The etiology of tinnitus has not yet been fully explained. The majority of patients are accused of damage to the cochlea from the development of tinnitus. It has been suggested that this damage caused by various causes is caused by spontaneous stimulation in the cochlear hairy cells and in the 8th fiber [27]. It has been suggested that tinnitus may be effective in oxidative stress and free oxygen radicals in etiology. In some experimental studies, it has been suggested that ROS in the cochlea may cause sensory epithelial damage [28]. Findings from another study suggest that oxidative stress plays an crucial role in the etiopathogenesis of tinnitus [29]. It has been shown that noise induces ROS to realease local superoxide radicals (O2-), hydroxyl radicals (OH–) and hydrogen peroxide (H2O2) which may cause damage to the cochlear sensorineural epithelium [21, 22].

Tinnitus is a complicated, multifactorial process involving a large number of etiologic origins. The main cause of ear tinnitus is the deterioration of the cochlear hearing cells, whether or not the hearing cortex pathway is associated with biochemical changes, inflammation, and damage caused by ROS [30]. Normally, cochlear tissues contain vitamins and enzymes that are members of the antioxidant defense system. Certain antioxidant defense systems in certain inner ear diseases can not adequately detoxify as a result of imbalance between ROS and the excretion of these reagents, and oxidative stress develops [20]. The sensorineural epithelial tissues of the cochlea are more susceptible to deleterious effects caused by free radicals than other tissues of the body [13]. There are studies suggesting that oxidative stress may cause oxidative injuries in the acoustico-vestibuler system tissues [20].

Levine [31] suggested that a reduction in cochlear nerve entry was perceived as a disinhibition of the dorsal cochlear nucleus and hyperactivity of the auditory cortex as eardrum tinnitus. Savastano et al. [32] and Gopal et al. [33] expressed that in tinnitus cases, antioxidant treatment reduced the intensity of subjective symptoms and tinnitus, suggesting that oxidative stress may be crucial in the etiopathogenesis of tinnitus. In contrast, Polanski et al. [34] reported no benefit from using antioxidant drugs for tinnitus in tinnitus cases. Experimental studies on cochlear have shown that the control of oxidative stress can reduce the release of neuromedias and that injecting antioxidants may reduce bioelectric stimulation [29].

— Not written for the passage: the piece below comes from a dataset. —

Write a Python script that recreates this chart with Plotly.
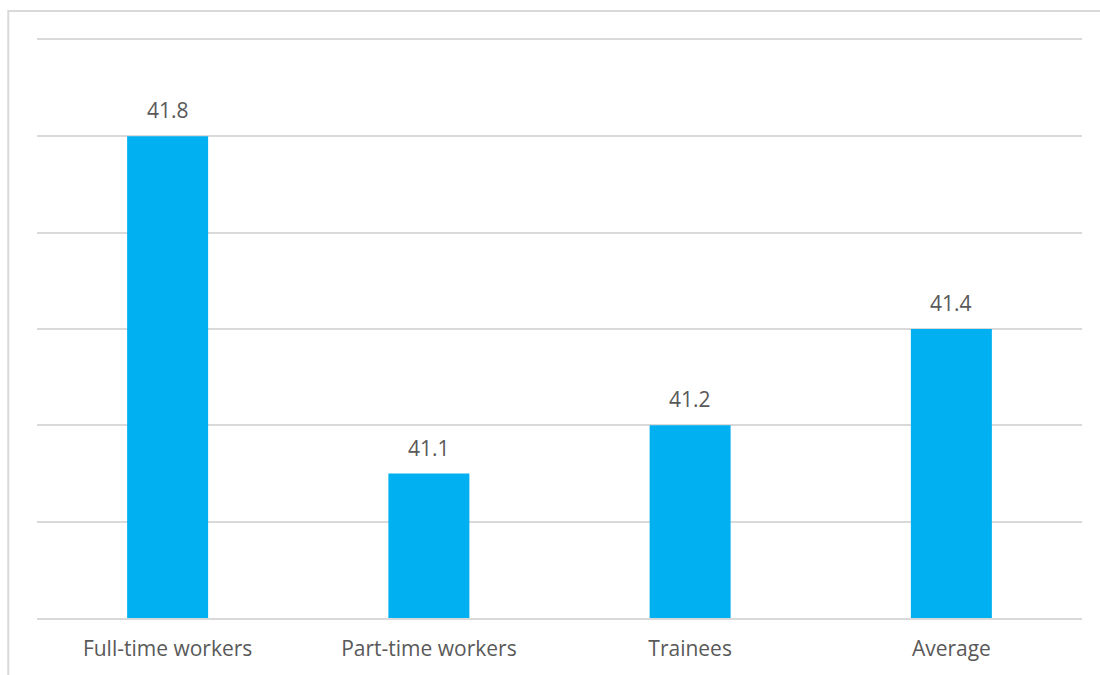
import plotly.graph_objects as go

categories = ["Full-time workers", "Part-time workers", "Trainees", "Average"]
values = [41.8, 41.1, 41.2, 41.4]

BAR_COLOR = "#00B0F0"
GRID_COLOR = "#D9D9D9"
TEXT_COLOR = "#595959"
FONT = "Open Sans"
FONT_SIZE = 21

fig = go.Figure(
    go.Bar(
        x=categories,
        y=values,
        marker=dict(color=BAR_COLOR, line=dict(width=0)),
        width=0.31,
        hoverinfo="skip",
    )
)

# value labels above each bar
for c, v in zip(categories, values):
    fig.add_annotation(
        x=c, y=v, text=f"{v:.1f}", showarrow=False,
        yanchor="bottom", yshift=10,
        font=dict(family=FONT, size=FONT_SIZE, color=TEXT_COLOR),
    )

# light outer frame around the chart
fig.add_shape(
    type="rect", xref="paper", yref="paper",
    x0=-0.0275, x1=1.2, y0=-0.3, y1=1.050,
    line=dict(color=GRID_COLOR, width=2), fillcolor="rgba(0,0,0,0)",
    layer="below",
)

fig.update_layout(
    width=1100, height=675,
    margin=dict(l=37, r=18, t=40, b=57),
    paper_bgcolor="white", plot_bgcolor="white",
    showlegend=False,
    font=dict(family=FONT, size=FONT_SIZE, color=TEXT_COLOR),
)
fig.update_xaxes(
    showline=True, mirror=True, linecolor=GRID_COLOR, linewidth=2,
    showgrid=False, ticks="outside", ticklen=11, tickcolor="rgba(0,0,0,0)",
    tickfont=dict(family=FONT, size=FONT_SIZE, color=TEXT_COLOR),
)
fig.update_yaxes(
    range=[40.8, 42.0], dtick=0.2, tick0=40.8,
    showgrid=True, gridcolor=GRID_COLOR, gridwidth=2,
    showticklabels=False, zeroline=False, showline=False,
)

fig.write_html("out.html")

In this study, native thiol values were significantly lower in the patient group with tinnitus than in the healthy control group. Total thiol values were lower in the patient group with tinnitus. Disulphide values were higher in the patients group with tinnitus. Disulphide/native thiol, disulphide/total thiol and native thiol/total thiol values were lower in the patients group with tinnitus. LOOH ratios were significantly higher in the patient group with tinnitus than in the healthy control group. TOS and OSI levels were significantly higher in the patient group with tinnitus than in the healthy control group. However, TAS levels in the patient group with tinnitus were significantly lower than the healthy control group. Our results are supported by the previous study [13].

In conclusion, our study showed that patients with tinnitus are affected and exposed to potent oxidative stress. It is imperative to clarify the etiopathogenesis of tinnitus. There is a need for further study of etiology to understand the relationship between tinnitus and oxidative stress.